01
What causes keto flu
When you cut carbs, insulin levels fall. Lower insulin signals the kidneys to excrete more sodium and water in a process called natriuresis. Sodium loss drags potassium and magnesium with it. The resulting electrolyte deficit causes the classic keto-flu symptoms — fatigue, headache, dizziness, muscle cramps, and brain fog. It is not a deficiency in carbohydrates per se; it is a deficiency in the minerals your previous high-carb diet was helping you retain. Once you restore electrolytes, the symptoms typically resolve within 24–72 hours.
02
Common symptoms
Symptoms typically appear 24–72 hours after starting keto and include fatigue and low energy, headaches, difficulty concentrating ('brain fog'), irritability and mood swings, muscle cramps (especially in the legs and feet), nausea or upset stomach, constipation from reduced fiber and water, difficulty sleeping or restless sleep, and sometimes a slightly elevated heart rate.

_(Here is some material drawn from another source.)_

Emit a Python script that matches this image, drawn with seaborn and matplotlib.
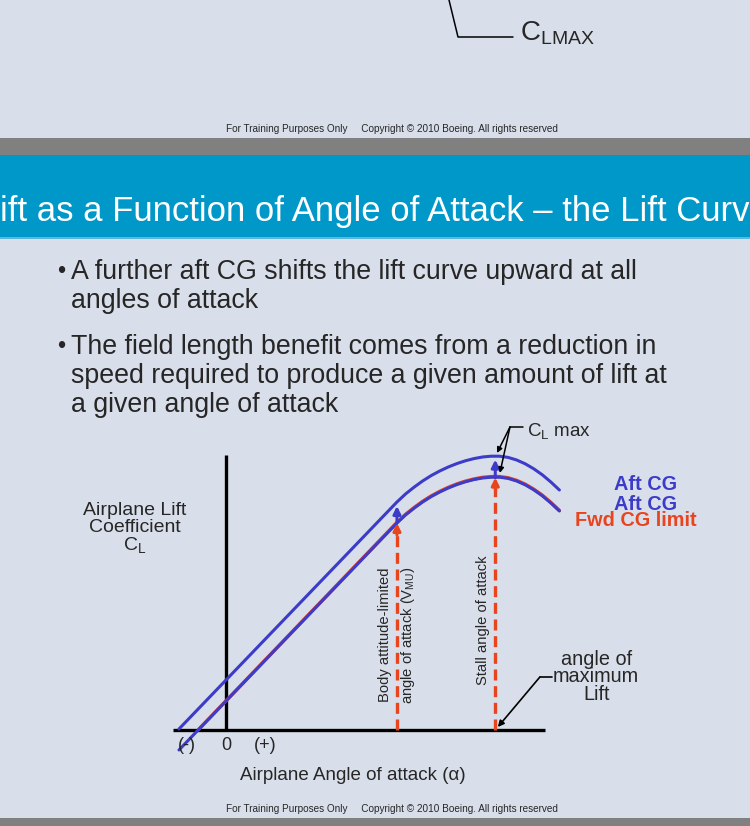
import matplotlib
matplotlib.use('Agg')
import numpy as np
import pandas as pd
import matplotlib.pyplot as plt
import seaborn as sns

# Style first, then the font list (set_style resets font.family)
sns.set_style('white')
plt.rcParams['font.family'] = ['Liberation Sans', 'DejaVu Sans']

# --- Data ---
# angle of attack (deg) and lift coefficient for the three curves
alpha_aft = [-2.75, 10.0, 10.5, 11.0, 11.5, 12.0, 12.5, 13.0, 13.5, 14.0, 14.5,
             15.0, 15.5, 16.0, 16.5, 17.0, 17.5, 18.0, 18.5, 19.0, 19.5]
cl_aft_upper = [0.005, 1.140, 1.180, 1.214, 1.245, 1.272, 1.295, 1.315, 1.332, 1.346, 1.357,
                1.365, 1.369, 1.369, 1.363, 1.350, 1.331, 1.306, 1.276, 1.240, 1.200]
cl_aft_lower = [-0.100, 1.035, 1.075, 1.109, 1.140, 1.167, 1.190, 1.210, 1.227, 1.241, 1.252,
                1.260, 1.264, 1.264, 1.258, 1.245, 1.226, 1.201, 1.171, 1.135, 1.095]
alpha_fwd = [-1.6, 10.0, 10.5, 11.0, 11.5, 12.0, 12.5, 13.0, 13.5, 14.0, 14.5,
             15.0, 15.5, 16.0, 16.5, 17.0, 17.5, 18.0, 18.5, 19.0, 19.5]
cl_fwd = [0.003, 1.038, 1.078, 1.112, 1.143, 1.170, 1.193, 1.213, 1.230, 1.244, 1.255,
          1.263, 1.267, 1.267, 1.261, 1.248, 1.229, 1.204, 1.174, 1.138, 1.098]

# marked angles: body attitude limit and stall
alpha_body = 10.0
alpha_stall = 15.75
cl_body_fwd, cl_body_aft = 1.035, 1.12
cl_stall_fwd, cl_stall_aft = 1.262, 1.352

tick_pos = [-2.3, 0.0, 2.3]
tick_labels = ['(-)', '0', '(+)']

bullets = [
    ['A further aft CG shifts the lift curve upward at all',
     'angles of attack'],
    ['The field length benefit comes from a reduction in',
     'speed required to produce a given amount of lift at',
     'a given angle of attack'],
]

# --- Colours ---
bg_col = '#d9dfea'
band_blue = '#0097c9'
band_grey = '#808080'
blue = '#3c3cc8'
red = '#e8441e'

W, H = 750, 826
fig = plt.figure(figsize=(W / 100, H / 100), dpi=100, facecolor=bg_col)

# background axes in pixel coordinates for the slide furniture
bg = fig.add_axes([0, 0, 1, 1])
bg.set_xlim(0, W)
bg.set_ylim(H, 0)
bg.axis('off')
bg.set_facecolor(bg_col)
bg.axhspan(138, 155, color=band_grey, lw=0)
bg.axhspan(155, 237, color=band_blue, lw=0)
bg.axhspan(237, 239, color='#5fb6dc', lw=0)
bg.axhspan(818, 826, color=band_grey, lw=0)

# remains of the previous slide at the top
bg.plot([449, 458, 513], [0, 37, 37], color='black', lw=1.1)
bg.text(520, 33, r'C$_\mathregular{LMAX}$', fontsize=20, va='center', ha='left')

footer = 'For Training Purposes Only     Copyright \u00a9 2010 Boeing. All rights reserved'
bg.text(392, 129, footer, fontsize=7.2, ha='center', va='center')
bg.text(392, 809, footer, fontsize=7.2, ha='center', va='center')

# title (cut off at both edges, as on the slide)
bg.text(0, 212, 'ift as a Function of Angle of Attack \u2013 the Lift Curv',
        fontsize=25, color='white', ha='left', va='center')

# bullets
y = 272
for block in bullets:
    bg.text(57, y, '\u2022', fontsize=17, ha='left', va='center')
    for line in block:
        bg.text(71, y, line, fontsize=19.3, ha='left', va='center')
        y += 29
    y += 17

# --- Chart axes ---
ax = fig.add_axes([150 / W, 66 / H, 460 / W, 340 / H])
ax.set_xlim(-4.444, 22.46)
ax.set_ylim(-0.15, 1.55)
ax.axis('off')

# axes lines
ax.plot([-3.1, 18.65], [0, 0], color='black', lw=2.4, solid_capstyle='butt')
ax.plot([0, 0], [0, 1.375], color='black', lw=2.4, solid_capstyle='butt')

# curves
sns.lineplot(x=alpha_fwd, y=cl_fwd, ax=ax, color=red, lw=2.5, sort=False, estimator=None)
sns.lineplot(x=alpha_aft, y=cl_aft_lower, ax=ax, color=blue, lw=2.2, sort=False, estimator=None)
sns.lineplot(x=alpha_aft, y=cl_aft_upper, ax=ax, color=blue, lw=2.2, sort=False, estimator=None)

# dashed red lines with arrow heads
dash = (0, (3.3, 1.7))
for a, c in [(alpha_body, cl_body_fwd), (alpha_stall, cl_stall_fwd)]:
    ax.plot([a, a], [0, c - 0.05], color=red, lw=2.4, ls=dash)
    ax.annotate('', xy=(a, c), xytext=(a, c - 0.06),
                arrowprops=dict(arrowstyle='-|>', color=red, lw=2.2,
                                mutation_scale=11, shrinkA=0, shrinkB=0))
# blue arrows for the aft shift
for a, c0, c1 in [(alpha_body, cl_body_fwd, cl_body_aft), (alpha_stall, cl_stall_fwd, cl_stall_aft)]:
    ax.annotate('', xy=(a, c1), xytext=(a, c0),
                arrowprops=dict(arrowstyle='-|>', color=blue, lw=2.2,
                                mutation_scale=11, shrinkA=0, shrinkB=0))

# vertical labels on the dashed lines
ax.text(9.3, 0.475, 'Body attitude-limited', rotation=90, fontsize=10.6,
        ha='center', va='center')
ax.text(10.64, 0.475, r'angle of attack (V$_\mathregular{MU}$)', rotation=90, fontsize=10.6,
        ha='center', va='center')
ax.text(15.03, 0.55, 'Stall angle of attack', rotation=90, fontsize=10.6,
        ha='center', va='center')

# C_L max callout
ax.plot([16.61, 17.37], [1.515, 1.515], color='black', lw=1.1)
for tip in [(15.85, 1.385), (16.02, 1.285)]:
    ax.annotate('', xy=tip, xytext=(16.61, 1.515),
                arrowprops=dict(arrowstyle='-|>', color='black', lw=1.1,
                                mutation_scale=8, shrinkA=0, shrinkB=0))
ax.text(17.6, 1.49, r'C$_\mathregular{L}$ max', fontsize=13.5, ha='left', va='center')

# angle of maximum lift callout
ax.plot([19.06, 18.36], [0.265, 0.265], color='black', lw=1.2)
ax.annotate('', xy=(15.9, 0.015), xytext=(18.36, 0.265),
            arrowprops=dict(arrowstyle='-|>', color='black', lw=1.2,
                            mutation_scale=9, shrinkA=0, shrinkB=0))
ax.text(21.65, 0.265, 'angle of\nmaximum\nLift', fontsize=14.3, ha='center', va='center',
        linespacing=0.92)

# tick labels along alpha axis
for p, lab in zip(tick_pos, tick_labels):
    ax.text(p, -0.08, lab, fontsize=13, ha='center', va='center')

# legend-like labels (they overlap on the original slide too)
bg.text(646, 484, 'Aft CG', fontsize=14.3, color=blue, fontweight='bold', ha='center', va='center')
bg.text(646, 505, 'Aft CG', fontsize=14.3, color=blue, fontweight='bold', ha='center', va='center')
bg.text(636, 520, 'Fwd CG limit', fontsize=14.3, color=red, fontweight='bold', ha='center', va='center')

# axis titles
bg.text(135, 529, 'Airplane Lift\nCoefficient\n' + r'C$_\mathregular{L}$', fontsize=14,
        ha='center', va='center', linespacing=1.02)
bg.text(353, 776, 'Airplane Angle of attack (\u03b1)', fontsize=13.5, ha='center', va='center')

fig.savefig('out.png', dpi=100, facecolor=bg_col)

Symptoms usually peak between days 3–5 and resolve by day 7. People with a history of high carb intake or sensitivity to sodium changes tend to feel them more acutely.
03
How to prevent and treat keto flu
Add salt aggressively from day one — most adults need 4,000–7,000 mg of sodium per day on keto, well above the standard recommendation. Bone broth, salted nuts, and pickle juice are easy sources. Supplement potassium (3,000–4,700 mg/day) through avocado, leafy greens, and salmon. Take 300–400 mg of magnesium glycinate or citrate before bed to ease cramps and improve sleep. Drink at least 2–3 liters of water daily. If symptoms persist past 10 days, increase electrolytes further and consider whether you're eating too few calories — sustained low caloric intake worsens adaptation symptoms.
04
When to consult a doctor
Mild keto flu is normal and self-limiting. Consult a doctor if symptoms last beyond 10–14 days, if you experience severe heart palpitations, fainting, chest pain, or persistent vomiting, or if you have any pre-existing kidney disease, type 1 diabetes, pancreatitis, or are taking blood pressure or diabetes medication. Keto can interact with these conditions and medications and may require dosage adjustments — particularly for SGLT2 inhibitors, which carry an elevated DKA risk on keto, and blood pressure medications, which often need to be reduced as keto lowers blood pressure naturally.
05
Timeline: what to expect day by day
Days 1–2: most people feel normal or mildly tired as glycogen depletes. Days 3–5: peak keto-flu symptoms — fatigue, headache, brain fog. This is the hardest stretch and the highest dropout window. Days 6–10: symptoms taper as fat adaptation begins. Energy returns; mental clarity often exceeds the pre-keto baseline. Weeks 2–6: full fat adaptation. Hunger drops, energy stabilises between meals, and the body becomes efficient at using ketones for fuel. Athletic performance, especially in endurance contexts, generally returns to baseline by week 4–8.